By default, and consistently with binomial models, the GENMOD procedure orders the response categories for ordinal multinomial models from lowest to highest and models the probabilities of the lower response levels. You can change the way PROC GENMOD orders the response levels with the RORDER= option in the PROC GENMOD statement. The order that PROC GENMOD uses is shown in the “Response Profiles” output table described in the section Response Profile.

The GENMOD procedure supports only the ordinal multinomial model. If $(p_{i1}, p_{i2}, \ldots ,p_{ik})$ are the category probabilities, the cumulative category probabilities are modeled with the same link functions used for binomial data. Let $P_{ir} = \sum _{j=1}^ r p_{ij}$ , $r=1, 2, \ldots , k\! -\! 1$ , be the cumulative category probabilities (note that $P_{ik} = 1$ ). The ordinal model is

$g(P_{ir}) = \mu _ r + \mb {x}^\prime \bbeta ~ ~ ~ \mbox{for}~ ~ ~ r = 1, 2, \ldots , k\! -\! 1$

where $\mu _1, \mu _2, \ldots , \mu _{k-1}$ are intercept terms that depend only on the categories and $\mb {x}_ i$ is a vector of covariates that does not include an intercept term. The logit, probit, and complementary log-log link functions g are available. These are obtained by specifying the MODEL statement options DIST=MULTINOMIAL and LINK=CUMLOGIT (cumulative logit), LINK=CUMPROBIT (cumulative probit), or LINK=CUMCLL (cumulative complementary log-log). Alternatively,

$P_{ir} = \mr {F}(\mu _ r + \mb {x}^\prime \bbeta ) ~ ~ ~ \mbox{for}~ ~ ~ r = 1, 2, \ldots , k\! -\! 1$

where $\mr {F}=g^{-1}$ is a cumulative distribution function for the logistic, normal, or extreme-value distribution.
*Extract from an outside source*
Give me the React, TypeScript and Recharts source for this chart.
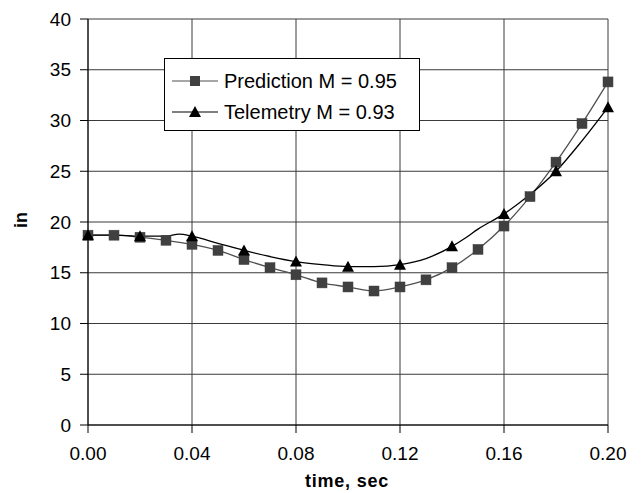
import React from 'react';
import { LineChart, Line, XAxis, YAxis, CartesianGrid } from 'recharts';

const predictionTimes = [0, 0.01, 0.02, 0.03, 0.04, 0.05, 0.06, 0.07, 0.08, 0.09, 0.1, 0.11, 0.12, 0.13, 0.14, 0.15, 0.16, 0.17, 0.18, 0.19, 0.2];
const predictionValues = [18.7, 18.7, 18.5, 18.2, 17.8, 17.2, 16.3, 15.5, 14.8, 14.0, 13.6, 13.2, 13.6, 14.3, 15.5, 17.3, 19.6, 22.5, 25.9, 29.7, 33.8];

const telemetryTimes = [0, 0.01, 0.02, 0.03, 0.035, 0.04, 0.05, 0.06, 0.07, 0.08, 0.09, 0.1, 0.11, 0.12, 0.13, 0.14, 0.145, 0.15, 0.16, 0.17, 0.18, 0.19, 0.2];
const telemetryValues = [18.7, 18.7, 18.6, 18.6, 18.8, 18.6, 17.9, 17.2, 16.6, 16.1, 15.8, 15.6, 15.6, 15.8, 16.4, 17.6, 18.4, 19.3, 20.8, 22.7, 25.0, 28.0, 31.3];
const telemetryMarkerTimes = [0, 0.02, 0.04, 0.06, 0.08, 0.1, 0.12, 0.14, 0.16, 0.18, 0.2];

const xTicks = [0, 0.04, 0.08, 0.12, 0.16, 0.2];
const yTicks = [0, 5, 10, 15, 20, 25, 30, 35, 40];

const predictionName = 'Prediction M = 0.95';
const telemetryName = 'Telemetry M = 0.93';

const predictionData = predictionTimes.map((t, i) => ({ t, v: predictionValues[i] }));
const telemetryData = telemetryTimes.map((t, i) => ({ t, v: telemetryValues[i] }));

const FONT = '"Liberation Sans", Arial, sans-serif';
const SQ_COLOR = '#404040';
const PRED_LINE = '#505050';

const SquareDot = (props: any) => {
  const { cx, cy, index } = props;
  if (cx == null || cy == null) return <g key={`s${index}`} />;
  return <rect key={`s${index}`} x={cx - 5} y={cy - 5} width={10} height={10} fill={SQ_COLOR} stroke={SQ_COLOR} strokeWidth={0.5} />;
};

const TriangleDot = (props: any) => {
  const { cx, cy, index, payload } = props;
  if (cx == null || cy == null) return <g key={`t${index}`} />;
  const show = telemetryMarkerTimes.some((m) => Math.abs(m - payload.t) < 1e-9);
  if (!show) return <g key={`t${index}`} />;
  return <polygon key={`t${index}`} points={`${cx},${cy - 6} ${cx + 6},${cy + 5} ${cx - 6},${cy + 5}`} fill="#000" />;
};

const LegendBox = () => (
  <svg width={257} height={74} style={{ display: 'block' }}>
    <rect x={0.5} y={0.5} width={255} height={72} fill="#fff" stroke="#000" strokeWidth={1} />
    <line x1={8} y1={23} x2={54} y2={23} stroke={PRED_LINE} strokeWidth={1.2} />
    <rect x={26} y={18} width={10} height={10} fill={SQ_COLOR} />
    <text x={60} y={30} fontFamily={FONT} fontSize={20} fill="#000">{predictionName}</text>
    <line x1={8} y1={54} x2={54} y2={54} stroke="#000" strokeWidth={1.2} />
    <polygon points="31,48 37,59 25,59" fill="#000" />
    <text x={60} y={61} fontFamily={FONT} fontSize={20} fill="#000">{telemetryName}</text>
  </svg>
);

export default function App() {
  return (
    <div style={{ width: 636, height: 485, background: '#fff', position: 'relative' }}>
      <LineChart width={636} height={485} margin={{ top: 11, right: 36, bottom: 0, left: 0 }}>
        <CartesianGrid stroke="#3a3a3a" strokeWidth={1} />
        <XAxis
          dataKey="t"
          type="number"
          domain={[0, 0.2]}
          ticks={xTicks}
          tickFormatter={(v: number) => v.toFixed(2)}
          height={68}
          tickSize={8}
          tickMargin={14}
          stroke="#000"
          tick={{ fill: '#000', fontSize: 19, fontFamily: FONT }}
          allowDuplicatedCategory={false}
          label={{
            content: () => (
              <text x={339} y={479} textAnchor="middle" fontFamily={FONT} fontWeight="bold" fontSize={18} letterSpacing={0.8} fill="#000">
                time, sec
              </text>
            ),
          }}
        />
        <YAxis
          dataKey="v"
          type="number"
          domain={[0, 40]}
          ticks={yTicks}
          width={80}
          tickSize={8}
          tickMargin={9}
          stroke="#000"
          tick={{ fill: '#000', fontSize: 19, fontFamily: FONT }}
          label={{
            content: () => (
              <text x={13} y={212} textAnchor="middle" dominantBaseline="central" transform="rotate(-90 13 212)" fontFamily={FONT} fontWeight="bold" fontSize={18} fill="#000">
                in
              </text>
            ),
          }}
        />
        <Line
          data={predictionData}
          dataKey="v"
          name={predictionName}
          type="monotone"
          stroke={PRED_LINE}
          strokeWidth={1.3}
          dot={SquareDot}
          activeDot={false}
          isAnimationActive={false}
        />
        <Line
          data={telemetryData}
          dataKey="v"
          name={telemetryName}
          type="monotone"
          stroke="#000"
          strokeWidth={1.3}
          dot={TriangleDot}
          activeDot={false}
          isAnimationActive={false}
        />
      </LineChart>
      <div style={{ position: 'absolute', left: 156, top: 50 }}>
        <LegendBox />
      </div>
    </div>
  );
}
PROC GENMOD estimates the intercept parameters $\mu _1, \mu _2, \ldots , \mu _{k-1}$ and regression parameters $\bbeta$ by maximum likelihood.

The subpopulations i are defined by constant values of the AGGREGATE= variable. This has no effect on the parameter estimates, but it does affect the deviance and Pearson chi-square statistics; it also affects parameter estimate standard errors if you specify the SCALE=DEVIANCE or SCALE=PEARSON option.